When sneaking, if one character attacks, battle starts, with THEM AND ONLY THEM IN COMBAT. Everyone else is waiting around for their turn to jump in. This is really fucking annoying, as they don't join the turn-based schedule. This does, however, allow Astarion to stealth on the catwalk and snipe everyone. If your plan was to carefully enter combat, then you can do it. If your plan was to just spring an ambush and then fight, i.e. what happens in ACTUAL combat, then you are SOL. If you wanted to start the fight, then go to everyone else and have them join the fight. This also applies if they are slightly too far away. TL;DR when starting combat, check the timeline and make sure all of your characters are in combat. Because if not, one character will take all of the attacks. This does allow your rogues to sneak attack in combat, which no one has done since Fallout: Tactics.
Mods are your friend, and so is the Custom Campaign option. There's Balance, which is the way the game was - er - balanced. Then there is a campaign that makes battle easier, and a campaign that makes role playing easier. There are a lot of really annoying things whereby only a character with his Wis and his Cha can really play the game. Custom lets you pick how complex the enemies are, increase or decrease their stats, increase or decrease allied stats, pretty simple, standard stuff. But it also lets you pick exactly what bonus or penalty you get to RPG rolls. My personal favourite? Fixing the dogshit economy, whereby merchants sell you things at over 100% markup. Yes, that is normal for games, but it's still ridiculously stupid, especially considering you can't commission magic items, which would be the primary way you could make yourself too OP for the campaign. However, as I said, earlier, even legendary items won't make you OP, because of how the balance is skewed.
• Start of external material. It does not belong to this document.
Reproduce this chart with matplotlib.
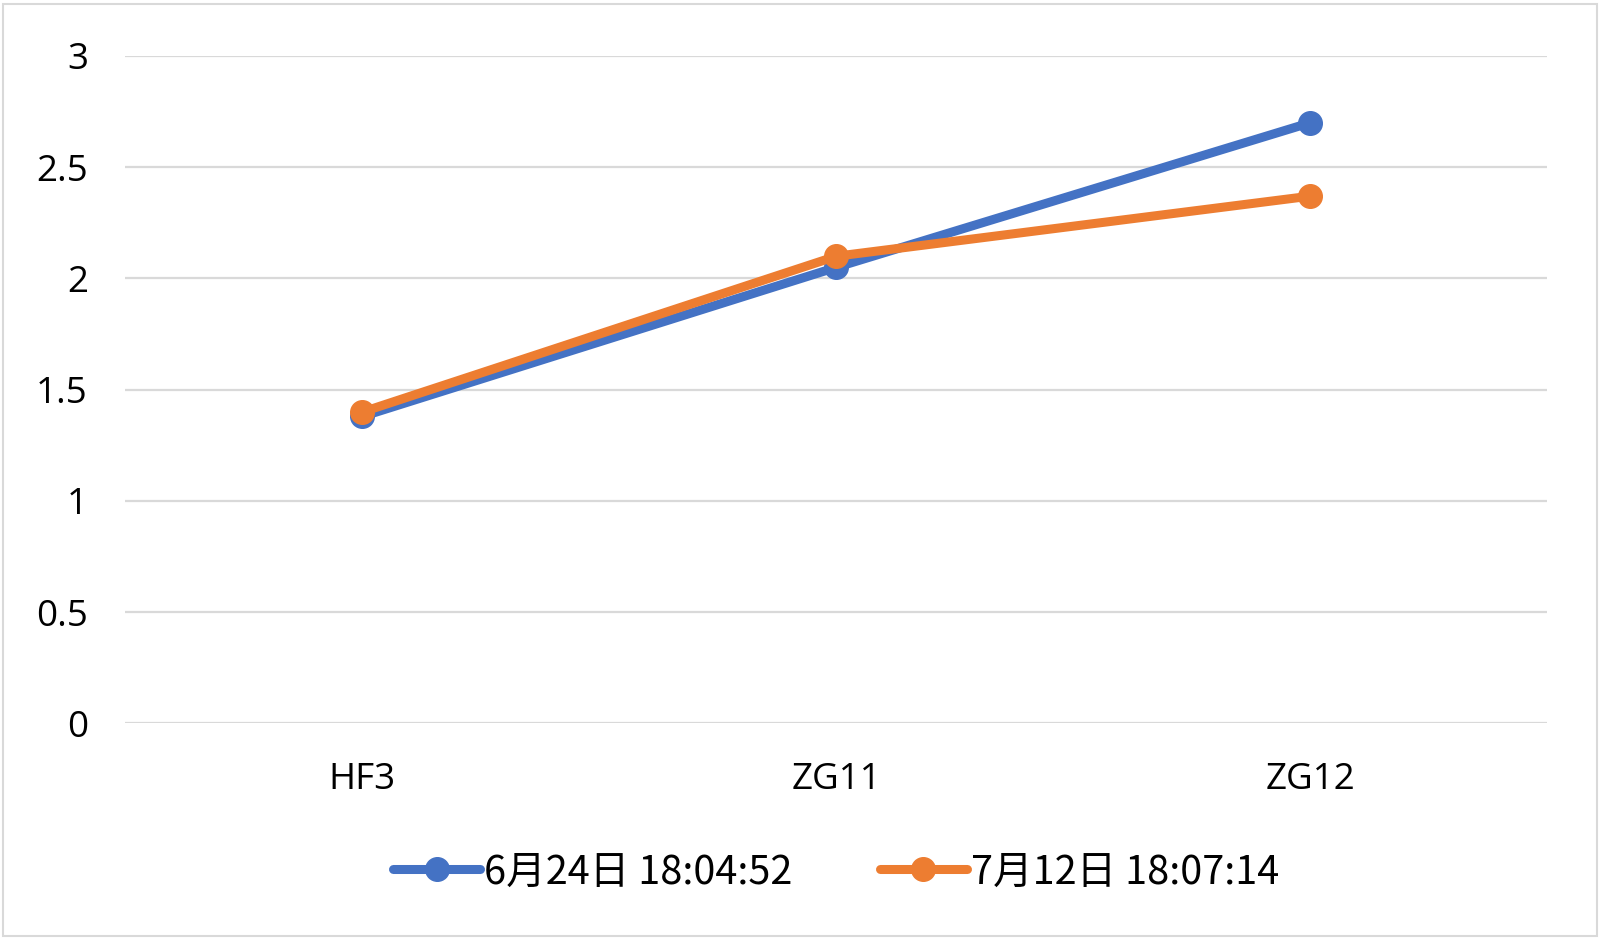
import matplotlib
matplotlib.use("Agg")
import matplotlib.pyplot as plt
from matplotlib.patches import Rectangle

plt.rcParams['font.family'] = ['Open Sans', 'Noto Sans CJK SC', 'DejaVu Sans']

categories = ["HF3", "ZG11", "ZG12"]
series_names = ["6月24日 18:04:52", "7月12日 18:07:14"]
series1 = [1.38, 2.05, 2.70]
series2 = [1.40, 2.10, 2.37]
yticks = [0, 0.5, 1, 1.5, 2, 2.5, 3]
ytick_labels = ["0", "0.5", "1", "1.5", "2", "2.5", "3"]

colors = ["#4472C4", "#ED7D31"]

fig = plt.figure(figsize=(16, 9.39), dpi=100)
ax = fig.add_axes([0.0784, 0.2295, 0.8886, 0.7109])

x = list(range(len(categories)))
for vals, name, c in zip([series1, series2], series_names, colors):
    ax.plot(x, vals, color=c, lw=6.5, marker='o', markersize=17,
            solid_capstyle='round', label=name, zorder=3)

ax.set_xlim(-0.5, len(categories) - 0.5)
ax.set_ylim(0, 3)
ax.set_yticks(yticks)
ax.set_yticklabels(ytick_labels)
ax.set_xticks(x)
ax.set_xticklabels(categories)
ax.grid(axis='y', color='#d9d9d9', lw=1.6, zorder=0)
ax.tick_params(axis='both', length=0, labelsize=26.5, colors='black')
ax.tick_params(axis='y', pad=27)
ax.tick_params(axis='x', pad=28)
for s in ax.spines.values():
    s.set_visible(False)

leg = fig.legend(loc='center', bbox_to_anchor=(0.5225, 0.071), ncol=2,
                 frameon=False, handlelength=2.2,
                 handletextpad=0.1, columnspacing=2.2,
                 prop={'family': ['Noto Sans CJK SC', 'DejaVu Sans'], 'size': 28.5})

fig.patches.append(Rectangle((0.002, 0.003), 0.996, 0.993, transform=fig.transFigure,
                             fill=False, edgecolor='#d9d9d9', lw=1.5))

fig.savefig("out.png", dpi=100, facecolor='white')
Most of your allies are - not - good. Karlach is good, but she was sold as a slave to literally fight in a war between Hell and the Abyss. Wyll WANTS to be a roving folk-hero, righting wrongs and saving people. The problem is that he made a deal with a devil, and didn't read the fine print. Lae'zel is Chaotic, literally worshipping the Dragon God of Chaos. Gale is a good person in temperament, but committed a sin of Olympian hubris that threatens to destroy reality. Shadowheart, which is largely hinted at by all of her spells being those of a thief or assassin, and, you know, her name, worships the Goddess of Darkness, Torture, Absence, and Whispers. Astarion was abused as a low-level vampire, and did horrible things, but... he fails "the true test of a man's character" test. Minthara is Lawful Evil, and the only reason she's on your side is a common enemy. Because of the California morality, they don't understand good and evil, and so many of her opinions are on - practical statecraft, rather than the insane urbanite hubris, which is represented by Baldur's Gate. To the point they will let disparate cults not just quarrel, but massacre each other in the streets. Anyway, the only thing that would make your party good is you, and if you are not, then they will carry you as they gleefully jump down the slippery slope.
If you want to keep your allies, it's a struggle. To the point that they will murder each other, (or you), if you don't persuade them to stop.
There are hirelings, literally called hirelings. They are strangely deep and shallow, and strangely variable and restricted at the same time. You can't create a hireling, but you can change everything other than their body type and base race. Which means you can change the voice, genitals, and pronouns of them, but not your bodytype. So, you can trans your hirelings. But not customize them. Unfortunately, they don't have basic dialogue, but have ridiculously complicated dialogue that is infinitely worse. It's interesting for the first 5 minutes. And then the rest of the playthrough is incredibly boring with them. 1 is fine. You can't even take Leadership and create a customizable Cohort.
Multiclassing is incredibly versatile, as the game puts no limits on it, (unless you turn it off in the Custom Campaign options). There's even a trophy for taking EVERY class in one playthrough, (the game caps at level 12).
There is a mod to increase scaling to level 20. Which I highly recommend.
Most of the cool, sexy clothing mods, only work on body type 1, i.e. default Medium female. The reason this is a problem is there is only two or three "armour" types for unarmoured characters, despite how many options they have for armourless AC. Three of my four main playable characters have been armourless tanks. I also hate most of the armour outfits, as you can't layer anything. So, you have like 2 choices for each armour level, (none/light/med/heavy), with the only reason difference between colours. Which you can dye. They don't even let you say wear a tabard over your armour, so you can change your armour, but still have the few only cool designs. Note: There is a mod that lets you select from pretty much every base-level armour for each armour level when creating a character, and I HIGHLY recommend it.